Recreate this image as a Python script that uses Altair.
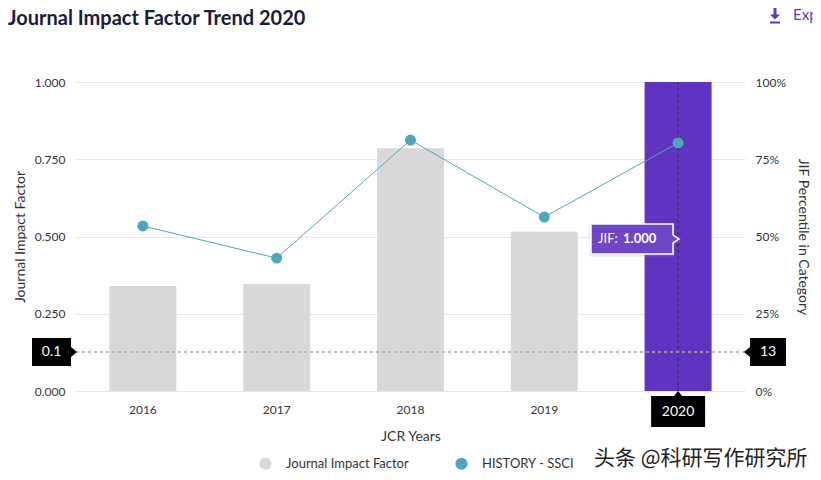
import altair as alt
import pandas as pd

# ---- data ----
years = ["2016", "2017", "2018", "2019", "2020"]
jif_values = [0.340, 0.346, 0.786, 0.515, 1.000]
percentile_values = [53.4, 43.0, 81.2, 56.3, 80.3]
series_names = ["Journal Impact Factor", "HISTORY - SSCI"]
highlight_year = "2020"
threshold_jif = 0.126
threshold_pct = 12.6
threshold_left_label = "0.1"
threshold_right_label = "13"
tooltip_label = "JIF:"
tooltip_value = "1.000"
title_text = "Journal Impact Factor Trend 2020"
watermark = "头条 @科研写作研究所"

FONT = "Lato"
GRAY = "#d8d8d8"
PURPLE = "#6034c0"
TEAL = "#4ea6b8"
TXT = "#333333"

bars_df = pd.DataFrame({"year": years, "jif": jif_values, "series": series_names[0]})
pct_df = pd.DataFrame({"year": years, "pct": percentile_values, "series": series_names[1]})
hl_df = bars_df[bars_df["year"] == highlight_year]
thr_left_df = pd.DataFrame({"jif": [threshold_jif], "label": [threshold_left_label]})
thr_right_df = pd.DataFrame({"pct": [threshold_pct], "label": [threshold_right_label]})
year_box_df = pd.DataFrame({"year": [highlight_year], "label": [highlight_year]})
one = pd.DataFrame({"a": [0]})

x_enc = alt.X(
    "year:N",
    sort=years,
    scale=alt.Scale(paddingInner=0.5, paddingOuter=0.25),
    axis=alt.Axis(
        title="JCR Years", ticks=False, domain=False, labelAngle=0,
        labelPadding=13, titlePadding=14, labelFontSize=12, titleFontSize=14,
        labelColor=TXT, titleColor=TXT, labelFont=FONT, titleFont=FONT,
        titleFontWeight="normal", grid=False,
    ),
)

left_scale = alt.Scale(domain=[0, 1], nice=False, zero=True)
left_axis = alt.Axis(
    title="Journal Impact Factor", values=[0, 0.25, 0.5, 0.75, 1.0], format=".3f",
    ticks=False, domain=False, grid=True, gridColor="#e6e6e6", labelPadding=11,
    titlePadding=7, labelFontSize=12, titleFontSize=14, labelColor=TXT,
    titleColor=TXT, labelFont=FONT, titleFont=FONT, titleFontWeight="normal",
)
right_scale = alt.Scale(domain=[0, 100], nice=False, zero=True)
right_axis = alt.Axis(
    title="JIF Percentile in Category", orient="right", values=[0, 25, 50, 75, 100],
    labelExpr="datum.value + '%'", ticks=False, domain=False, grid=False,
    labelPadding=10, titlePadding=10, labelFontSize=12, titleFontSize=14,
    labelColor=TXT, titleColor=TXT, labelFont=FONT, titleFont=FONT,
    titleFontWeight="normal",
)

color_enc = alt.Color(
    "series:N",
    scale=alt.Scale(domain=series_names, range=[GRAY, TEAL]),
    legend=alt.Legend(
        orient="none", legendX=183, legendY=375, direction="horizontal",
        title=None, symbolType="circle", symbolSize=150, symbolStrokeWidth=0,
        labelFontSize=13, labelFont=FONT, labelColor=TXT, columnPadding=46,
        labelOffset=14,
    ),
)

def yl(field):
    return alt.Y(field, scale=left_scale, axis=left_axis)

def yr(field):
    return alt.Y(field, scale=right_scale, axis=right_axis)

bars = alt.Chart(bars_df).mark_bar().encode(x=x_enc, y=yl("jif:Q"), color=color_enc)
hl_bar = alt.Chart(hl_df).mark_bar(color=PURPLE).encode(x=x_enc, y=yl("jif:Q"))
vrule = alt.Chart(year_box_df).mark_rule(color="#3a2870", strokeDash=[3, 3], strokeWidth=1.2).encode(
    x=x_enc, y=alt.value(0), y2=alt.value(309)
)
hrule = alt.Chart(thr_left_df).mark_rule(color="#aaaaaa", strokeDash=[3, 3], strokeWidth=1.5).encode(
    y=yl("jif:Q")
)

left_box_path = "M-3.9,-2.8L3.9,-2.8L3.9,-1L5.1,0L3.9,1L3.9,2.8L-3.9,2.8Z"
left_box = alt.Chart(thr_left_df).mark_point(
    shape=left_box_path, filled=True, color="#000000", opacity=1, size=100
).encode(x=alt.value(-24.5), y=yl("jif:Q"))
left_box_txt = alt.Chart(thr_left_df).mark_text(
    color="white", fontSize=14, font=FONT, baseline="middle"
).encode(x=alt.value(-24.5), y=yl("jif:Q"), text="label:N")

year_box_path = "M-5.4,-3.1L-0.8,-3.1L0,-4.1L0.8,-3.1L5.4,-3.1L5.4,3.1L-5.4,3.1Z"
year_box = alt.Chart(year_box_df).mark_point(
    shape=year_box_path, filled=True, color="#000000", opacity=1, size=100
).encode(x=x_enc, y=alt.value(329.5))
year_box_txt = alt.Chart(year_box_df).mark_text(
    color="white", fontSize=14, font=FONT, baseline="middle"
).encode(x=x_enc, y=alt.value(329.5), text="label:N")

tip_path = "M-4.1,-1.5L4.1,-1.5L4.1,-0.4L4.7,0L4.1,0.4L4.1,1.5L-4.1,1.5Z"
tip_shadow = alt.Chart(one).mark_point(
    shape=tip_path, filled=False, stroke="#999999", strokeWidth=3, opacity=0.25, size=400
).encode(x=alt.value(556), y=alt.value(158))
tip_box = alt.Chart(one).mark_point(
    shape=tip_path, filled=True, fill="#6f46c8", stroke="#ffffff", strokeWidth=1.5,
    opacity=1, size=400
).encode(x=alt.value(556), y=alt.value(157))
tip_lbl = alt.Chart(one).mark_text(
    color="white", fontSize=13, font=FONT, align="left", baseline="middle"
).encode(x=alt.value(522), y=alt.value(157), text=alt.value(tooltip_label))
tip_val = alt.Chart(one).mark_text(
    color="white", fontSize=13, font=FONT, fontWeight="bold", align="left", baseline="middle"
).encode(x=alt.value(547), y=alt.value(157), text=alt.value(tooltip_value))

title = alt.Chart(one).mark_text(
    color="#1c1c3a", fontSize=20, font=FONT, fontWeight="bold", align="left", baseline="top"
).encode(x=alt.value(-68), y=alt.value(-73), text=alt.value(title_text))

icon_path = "M-0.3,-1.3L0.3,-1.3L0.3,0.1L1,0.1L0,1.1L-1,0.1L-0.3,0.1Z M-1,1.5L1,1.5L1,1.9L-1,1.9Z"
export_icon = alt.Chart(one).mark_point(
    shape=icon_path, filled=True, color="#5b3bc2", opacity=1, size=100
).encode(x=alt.value(699), y=alt.value(-68))
export_txt = alt.Chart(one).mark_text(
    color="#5b3bc2", fontSize=15, font=FONT, align="left", baseline="alphabetic"
).encode(x=alt.value(717), y=alt.value(-62), text=alt.value("Export"))

wm = alt.Chart(one).mark_text(
    color="#222222", fontSize=21, font="Noto Sans CJK SC", align="left", baseline="alphabetic"
).encode(x=alt.value(518), y=alt.value(383), text=alt.value(watermark))

left_group = alt.layer(
    bars, hl_bar, vrule, hrule, left_box, left_box_txt, year_box, year_box_txt,
    title, export_icon, export_txt,
)

line = alt.Chart(pct_df).mark_line(color=TEAL, strokeWidth=1).encode(x=x_enc, y=yr("pct:Q"))
points = alt.Chart(pct_df).mark_point(filled=True, size=120, opacity=1).encode(
    x=x_enc, y=yr("pct:Q"), color=color_enc
)
right_box_path = "M-3.6,-2.8L3.6,-2.8L3.6,2.8L-3.6,2.8L-3.6,1L-4.8,0L-3.6,-1Z"
right_box = alt.Chart(thr_right_df).mark_point(
    shape=right_box_path, filled=True, color="#000000", opacity=1, size=100
).encode(x=alt.value(692), y=yr("pct:Q"))
right_box_txt = alt.Chart(thr_right_df).mark_text(
    color="white", fontSize=14, font=FONT, baseline="middle"
).encode(x=alt.value(692), y=yr("pct:Q"), text="label:N")

right_group = alt.layer(line, points, right_box, right_box_txt)

chart = (
    alt.layer(left_group, right_group, tip_shadow, tip_box, tip_lbl, tip_val, wm)
    .resolve_scale(y="independent")
    .properties(
        width=669, height=309,
        autosize=alt.AutoSizeParams(type="none"),
        padding={"left": 68, "top": 74, "right": 68, "bottom": 81},
        background="white",
    )
    .configure_view(stroke=None)
)

chart.save("out.html", embed_options={"renderer": "svg", "actions": False})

→ Stated goal: Write out each line of the listing above, exactly, from its first line to the line holding "import pandas as pd", inclusive. Skip the pictures.

→ Answer to the exercise:
Recreate this image as a Python script that uses Altair.
import altair as alt
import pandas as pd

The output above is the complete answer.